The Lancet Commission on Water, Sanitation and Hygiene, and Health
Commissioners of the Lancet Commission on Water, Sanitation and Hygiene, and Health: Argaw Amebelu, Radu Ban, Jay Bhagwan, Joe Brown, Roma Chilengi, Clare Chandler, John Matthew Colford Jr, Oliver Cumming, Valerie Curtis, Barbara Elvy Evans, Matthew Charles Freeman, Raymond Guiteras, Guy Howard, Jean Humphrey, Gagandeep Kang, Robinah Kulabako, Claudio Franco Lanata, Maggie Ann Montgomery, Amy Janel Pickering, Clair Null, Jennyfer Wolf
Lancet. 2021 Sep 3;S0140-6736(21)02005-5. Online ahead of print.
PMID: 34487681 | DOI: 10.1016/S0140-6736(21)02005-5
Abstract
In 2010, access to water and sanitation was recognised as a human right and, in 2015, an ambitious Sustainable Development Goal (SDG) of achieving universal access to safely managed water, sanitation, and hygiene (WASH) services by 2030 was agreed.
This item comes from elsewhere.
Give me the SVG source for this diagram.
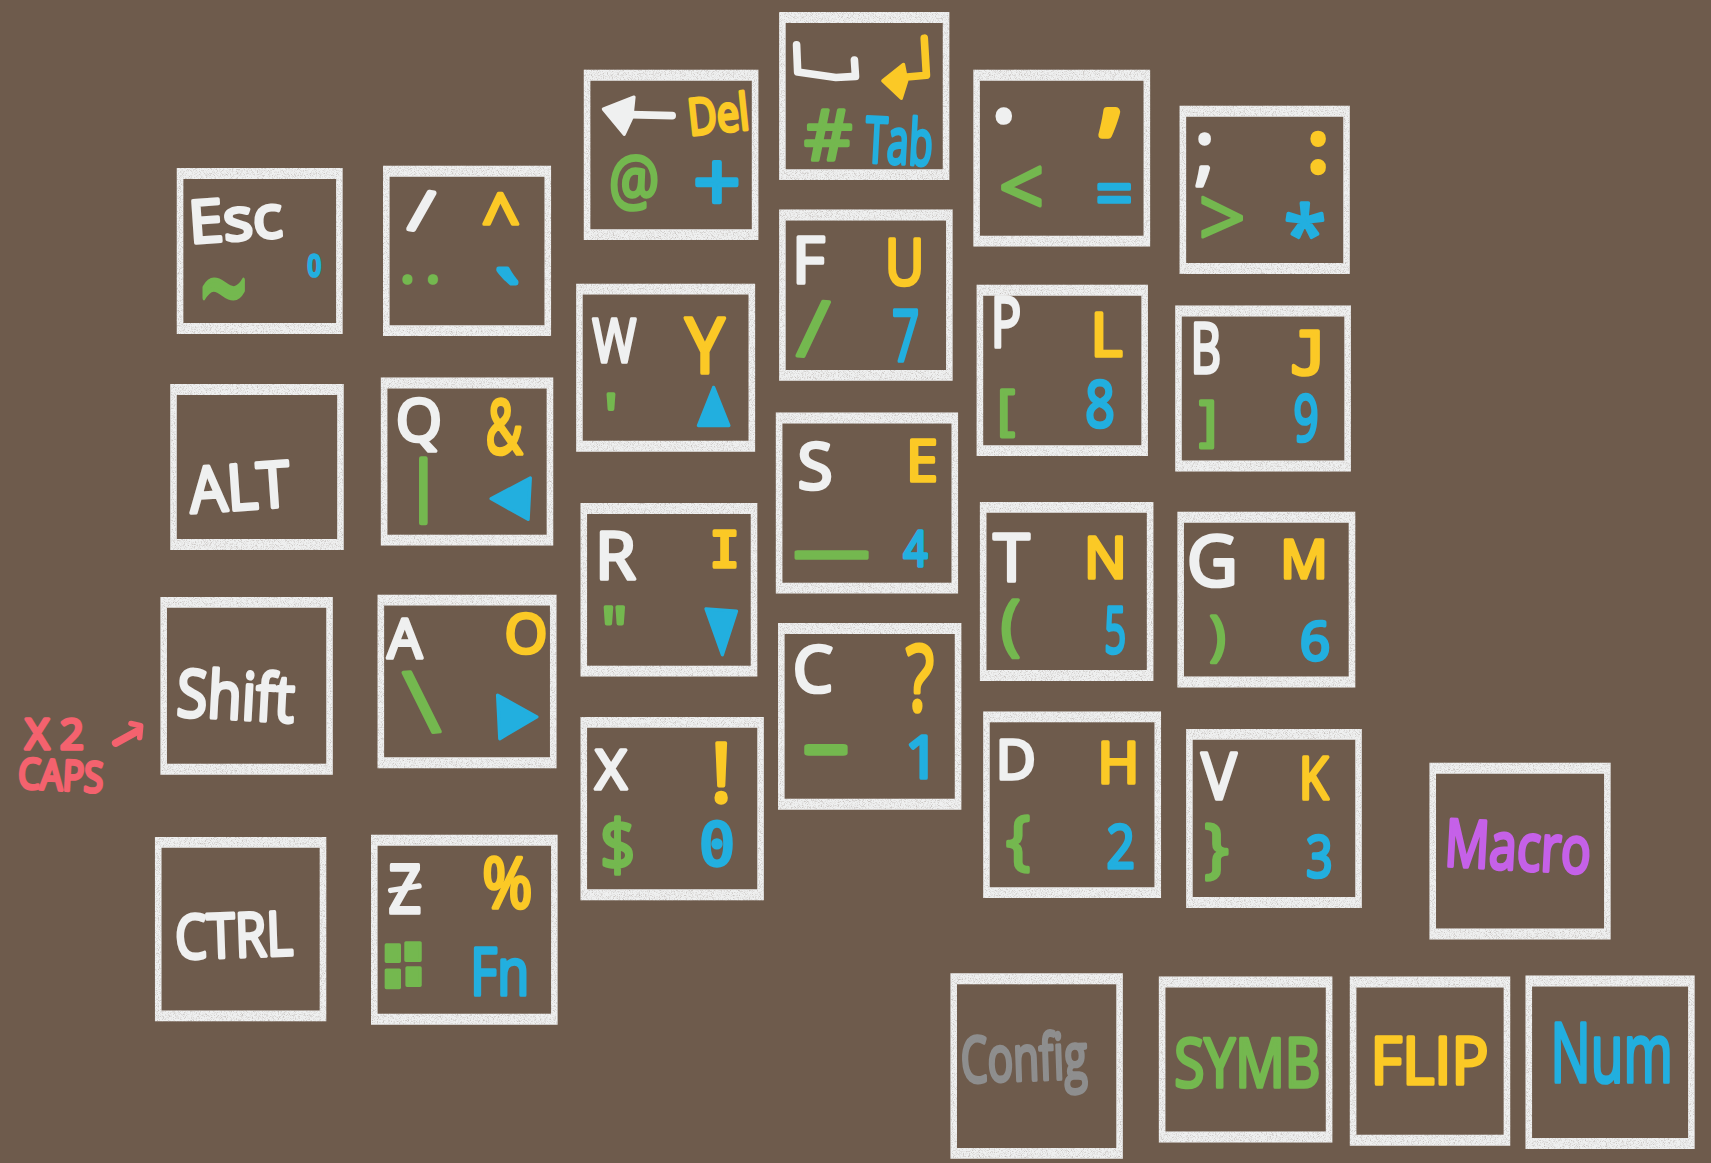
<svg xmlns="http://www.w3.org/2000/svg" width="1711" height="1163" viewBox="0 0 1711 1163">
<style>
text{font-family:"Open Sans","Noto Sans","DejaVu Sans",sans-serif;text-anchor:middle;stroke-linejoin:round;stroke-linecap:round;stroke-width:3.4}
.f{fill:#eff0f0;fill-rule:evenodd;filter:url(#grain)}
.w{fill:#eff0f0;stroke:#eff0f0}.y{fill:#fbc926;stroke:#fbc926}.g{fill:#74b84f;stroke:#74b84f}.b{fill:#22afdf;stroke:#22afdf}
.r{fill:#f4626e;stroke:#f4626e}.p{fill:#c561e8;stroke:#c561e8}.a{fill:#8e8e8e;stroke:#8e8e8e}
path.s{stroke-width:3;stroke-linejoin:round}
path.ln{fill:none;stroke-width:7;stroke-linecap:round;stroke-linejoin:round}
.m{font-family:"DejaVu Sans Mono",monospace}
</style>
<defs>
<filter id="grain" x="0" y="0" width="100%" height="100%">
<feTurbulence type="fractalNoise" baseFrequency="1.3" numOctaves="1" seed="4" result="n"/>
<feColorMatrix in="n" type="matrix" values="0 0 0 0 0.55 0 0 0 0 0.52 0 0 0 0 0.5 3 0 0 0 -1.4"/>
<feComposite in2="SourceGraphic" operator="in" result="s"/>
<feMerge><feMergeNode in="SourceGraphic"/><feMergeNode in="s"/></feMerge>
</filter>
</defs>
<rect width="1711" height="1163" fill="#6e5b4c"/>
<g transform="scale(1.0912)">
<g id="key-esc"><path class="f" d="M162 154H314V306H162ZM168 164V296H308V164Z"/><text class="w" x="217" y="220" font-size="54" textLength="86" lengthAdjust="spacingAndGlyphs" transform="rotate(-4 217 220)">Esc</text><text class="g" x="0" y="0" font-size="86" style="stroke-width:3" transform="translate(205 311) scale(1 1.5)" textLength="44" lengthAdjust="spacingAndGlyphs">~</text><text class="b" x="288" y="253" font-size="26" textLength="12" lengthAdjust="spacingAndGlyphs">0</text></g>
<g id="key-slash"><path class="f" d="M351 152H505V308H351ZM357 162V298H499V162Z"/><text class="w" x="386" y="211" font-size="50" style="stroke-width:5" transform="rotate(9 386 194)">/</text><text class="y" x="459" y="222" font-size="62">^</text><text class="g" x="392" y="258" font-size="36" style="letter-spacing:14px;stroke-width:5">..</text><text class="b" x="465" y="308" font-size="80" style="stroke-width:4.5">`</text></g>
<g id="key-alt"><path class="f" d="M156 352H315V504H156ZM162 362V494H309V362Z"/><text class="w" x="221" y="467" font-size="58" textLength="92" lengthAdjust="spacingAndGlyphs" transform="rotate(-4 221 467)">ALT</text></g>
<g id="key-q"><path class="f" d="M349 346H507V500H349ZM355 356V490H501V356Z"/><text class="w" x="384" y="404" font-size="54">Q</text><text class="y" x="462" y="416" font-size="68" textLength="34" lengthAdjust="spacingAndGlyphs">&amp;</text><text class="g" x="388" y="466" font-size="58" style="stroke-width:4">|</text><path class="b s" d="M450 457L486 438L484 476Z" stroke="#22afdf"/></g>
<g id="key-w"><path class="f" d="M528 260H692V414H528ZM534 270V404H686V270Z"/><text class="w" x="563" y="332" font-size="56" textLength="40" lengthAdjust="spacingAndGlyphs">W</text><text class="y" x="646" y="342" font-size="70" textLength="36" lengthAdjust="spacingAndGlyphs">Y</text><text class="g" x="560" y="400" font-size="54">'</text><path class="b s" d="M654 355L640 390L668 390Z" stroke="#22afdf"/></g>
<g id="key-bksp"><path class="f" d="M535 64H695V220H535ZM541 74V210H689V74Z"/><path class="w ln" d="M616 106L578 105"/><path class="w s" d="M553 100L581 89L579 108L572 123Z"/><text class="y" x="660" y="121" font-size="46" textLength="56" lengthAdjust="spacingAndGlyphs" transform="rotate(-6 660 121)">Del</text><text class="g" x="581" y="187" font-size="62" textLength="46" lengthAdjust="spacingAndGlyphs">@</text><text class="b" x="657" y="193" font-size="76" style="stroke-width:4">+</text></g>
<g id="key-space"><path class="f" d="M714 11H870V165H714ZM720 21V155H864V21Z"/><path class="w ln" d="M730 41L731 66L766 71L784 70L783 55"/><path class="y ln" d="M847 35L849 69L826 71"/><path class="y s" d="M809 74L828 59L831 74L826 90Z"/><text class="g" x="759" y="147" font-size="64" textLength="44" lengthAdjust="spacingAndGlyphs">#</text><text class="b" x="823" y="150" font-size="58" textLength="62" lengthAdjust="spacingAndGlyphs" transform="rotate(3 823 150)">Tab</text></g>
<g id="key-period"><path class="f" d="M892 64H1054V226H892ZM898 74V216H1048V74Z"/><text class="w" x="920" y="110" font-size="70" style="stroke-width:7">.</text><text class="y" x="1018" y="112" font-size="90" style="stroke-width:7">,</text><text class="g" x="936" y="197" font-size="72">&lt;</text><text class="b" x="1021" y="198" font-size="60">=</text></g>
<g id="key-semicolon"><path class="f" d="M1081 97H1237V251H1081ZM1087 107V241H1231V107Z"/><text class="w" x="1104" y="161" font-size="70">;</text><text class="y" x="1208" y="157" font-size="62" style="stroke-width:7">:</text><text class="g" x="1120" y="226" font-size="76" style="stroke-width:2.5">&gt;</text><text class="b" x="1196" y="240" font-size="70">*</text></g>
<g id="key-f"><path class="f" d="M714 192H873V349H714ZM720 202V339H867V202Z"/><text class="w" x="741" y="259" font-size="58">F</text><text class="y" x="829" y="261" font-size="58" textLength="36" lengthAdjust="spacingAndGlyphs">U</text><text class="g" x="745" y="327" font-size="72" transform="rotate(5 745 305)">/</text><text class="b" x="830" y="331" font-size="66" textLength="25" lengthAdjust="spacingAndGlyphs">7</text></g>
<g id="key-p"><path class="f" d="M895 261H1052V418H895ZM901 271V408H1046V271Z"/><text class="w" x="922" y="318" font-size="64" textLength="28" lengthAdjust="spacingAndGlyphs">P</text><text class="y" x="1014" y="326" font-size="56">L</text><text class="g" x="922" y="392" font-size="48">[</text><text class="b" x="1008" y="391" font-size="58" textLength="27" lengthAdjust="spacingAndGlyphs">8</text></g>
<g id="key-b"><path class="f" d="M1077 280H1238V432H1077ZM1083 290V422H1232V290Z"/><text class="w" x="1105" y="342" font-size="64" textLength="28" lengthAdjust="spacingAndGlyphs">B</text><text class="y m" x="1199" y="343" font-size="54">J</text><text class="g" x="1107" y="402" font-size="48">]</text><text class="b" x="1197" y="404" font-size="58" textLength="23" lengthAdjust="spacingAndGlyphs">9</text></g>
<g id="key-r"><path class="f" d="M532 461H694V620H532ZM538 471V610H688V471Z"/><text class="w" x="564" y="531" font-size="60">R</text><text class="y m" x="664" y="520" font-size="46">I</text><text class="g" x="563" y="598" font-size="58" textLength="24" lengthAdjust="spacingAndGlyphs">"</text><path class="b s" d="M647 558L675 560L662 600Z" stroke="#22afdf"/></g>
<g id="key-s"><path class="f" d="M711 378H878V544H711ZM717 388V534H872V388Z"/><text class="w" x="747" y="448" font-size="58">S</text><text class="y" x="845" y="441" font-size="52">E</text><text class="g" x="762" y="498" font-size="90" textLength="62" lengthAdjust="spacingAndGlyphs">_</text><text class="b" x="839" y="519" font-size="46" textLength="22" lengthAdjust="spacingAndGlyphs">4</text></g>
<g id="key-t"><path class="f" d="M898 460H1057V624H898ZM904 470V614H1051V470Z"/><text class="w" x="927" y="532" font-size="60">T</text><text class="y" x="1013" y="530" font-size="52">N</text><text class="g" x="926" y="593" font-size="60">(</text><text class="b" x="1022" y="598" font-size="58" textLength="20" lengthAdjust="spacingAndGlyphs">5</text></g>
<g id="key-g"><path class="f" d="M1079 469H1242V630H1079ZM1085 479V620H1236V479Z"/><text class="w" x="1111" y="537" font-size="64">G</text><text class="y" x="1195" y="530" font-size="48">M</text><text class="g" x="1116" y="599" font-size="48">)</text><text class="b" x="1205" y="605" font-size="48">6</text></g>
<g id="key-shift"><path class="f" d="M147 547H305V710H147ZM153 557V700H299V557Z"/><text class="w" x="215" y="659" font-size="60" textLength="108" lengthAdjust="spacingAndGlyphs" transform="rotate(3 215 659)">Shift</text></g>
<g id="key-a"><path class="f" d="M346 545H510V704H346ZM352 555V694H504V555Z"/><text class="w" x="371" y="603" font-size="50">A</text><text class="y" x="482" y="598" font-size="50">O</text><text class="g" x="387" y="672" font-size="80" transform="rotate(-6 387 648)">\</text><path class="b s" d="M456 637L492 657L458 677Z" stroke="#22afdf"/></g>
<g id="key-ctrl"><path class="f" d="M142 767H299V936H142ZM148 777V926H293V777Z"/><text class="w" x="215" y="877" font-size="56" textLength="108" lengthAdjust="spacingAndGlyphs" transform="rotate(-2 215 877)">CTRL</text></g>
<g id="key-z"><path class="f" d="M340 765H511V939H340ZM346 775V929H505V775Z"/><text class="w" x="371" y="837" font-size="62" textLength="30" lengthAdjust="spacingAndGlyphs">Z</text><path class="w ln" style="stroke-width:5" d="M358 816L384 812"/><text class="y" x="465" y="832" font-size="64" textLength="46" lengthAdjust="spacingAndGlyphs">%</text><path class="g s" d="M354 866h12v15h-12ZM372 864h13v16h-13ZM354 889h12v16h-12ZM373 887h12v16h-12Z" stroke="#74b84f"/><text class="b" x="458" y="912" font-size="60" textLength="54" lengthAdjust="spacingAndGlyphs">Fn</text></g>
<g id="key-x"><path class="f" d="M532 657H700V825H532ZM538 667V815H694V667Z"/><text class="w" x="560" y="723" font-size="50">X</text><text class="y" x="661" y="735" font-size="76">!</text><text class="g" x="566" y="797" font-size="64" textLength="32" lengthAdjust="spacingAndGlyphs">$</text><text class="b m" x="657" y="793" font-size="54">0</text></g>
<g id="key-c"><path class="f" d="M713 571H881V742H713ZM719 581V732H875V581Z"/><text class="w" x="745" y="634" font-size="58">C</text><text class="y" x="843" y="652" font-size="84" textLength="26" lengthAdjust="spacingAndGlyphs">?</text><text class="g" x="757" y="708" font-size="80" style="stroke-width:5" textLength="42" lengthAdjust="spacingAndGlyphs">-</text><text class="b" x="845" y="713" font-size="54">1</text></g>
<g id="key-d"><path class="f" d="M901 652H1064V823H901ZM907 662V813H1058V662Z"/><text class="w" x="931" y="714" font-size="50">D</text><text class="y" x="1025" y="718" font-size="52">H</text><text class="g" x="933" y="790" font-size="58">{</text><text class="b" x="1027" y="795" font-size="56" textLength="26" lengthAdjust="spacingAndGlyphs">2</text></g>
<g id="key-v"><path class="f" d="M1087 668H1248V832H1087ZM1093 678V822H1242V678Z"/><text class="w" x="1117" y="732" font-size="58" textLength="32" lengthAdjust="spacingAndGlyphs">V</text><text class="y" x="1204" y="732" font-size="54" textLength="27" lengthAdjust="spacingAndGlyphs">K</text><text class="g" x="1115" y="797" font-size="58">}</text><text class="b" x="1209" y="804" font-size="52" textLength="24" lengthAdjust="spacingAndGlyphs">3</text></g>
<g id="key-macro"><path class="f" d="M1310 699H1476V861H1310ZM1316 709V851H1470V709Z"/><text class="p" x="1390" y="797" font-size="60" textLength="134" lengthAdjust="spacingAndGlyphs" transform="rotate(3 1390 797)">Macro</text></g>
<g id="key-config"><path class="f" d="M871 892H1029V1062H871ZM877 902V1052H1023V902Z"/><text class="a" x="939" y="990" font-size="58" textLength="116" lengthAdjust="spacingAndGlyphs" transform="rotate(-2 939 990)">Config</text></g>
<g id="key-symb"><path class="f" d="M1062 895H1221V1047H1062ZM1068 905V1037H1215V905Z"/><text class="g" x="1143" y="996" font-size="62" textLength="134" lengthAdjust="spacingAndGlyphs">SYMB</text></g>
<g id="key-flip"><path class="f" d="M1237 895H1384V1050H1237ZM1243 905V1040H1378V905Z"/><text class="y" x="1310" y="993" font-size="60" textLength="108" lengthAdjust="spacingAndGlyphs">FLIP</text></g>
<g id="key-num"><path class="f" d="M1398 894H1553V1053H1398ZM1404 904V1043H1547V904Z"/><text class="b" x="1477" y="992" font-size="76" textLength="112" lengthAdjust="spacingAndGlyphs">Num</text></g>
<g id="note-caps"><text class="r" x="50" y="686" font-size="38">X 2</text><text class="r" x="55" y="724" font-size="38" textLength="78" lengthAdjust="spacingAndGlyphs" transform="rotate(3 55 724)">CAPS</text></g>
<g id="connectors"><path class="r ln" d="M106 681L126 670"/><path class="r ln" style="stroke-width:5" d="M120 663L129 665L128 676"/></g>
</g>
</svg>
Half a decade later, SDG 6 is off-track,1 and the COVID-19 pandemic has highlighted how limited access to WASH services undermines public health efforts2 and exacerbates health and social inequalities.3Important inter-related trends, including climate change, rapid urbanisation, increasing humanitarian crises, and persistent gender and income inequalities, compound this challenge.
The deficit is huge—almost half the world’s population did not have access to safely managed sanitation services in 2020.1 But achieving this ambitious SDG must not be dismissed as beyond reach. For diverse reasons, including public health, gender equality, and social and environmental justice, achieving this goal is imperative. Yet the reality is that many national systems have inadequate plans, financing, and capacity to deliver on the promise of the SDG.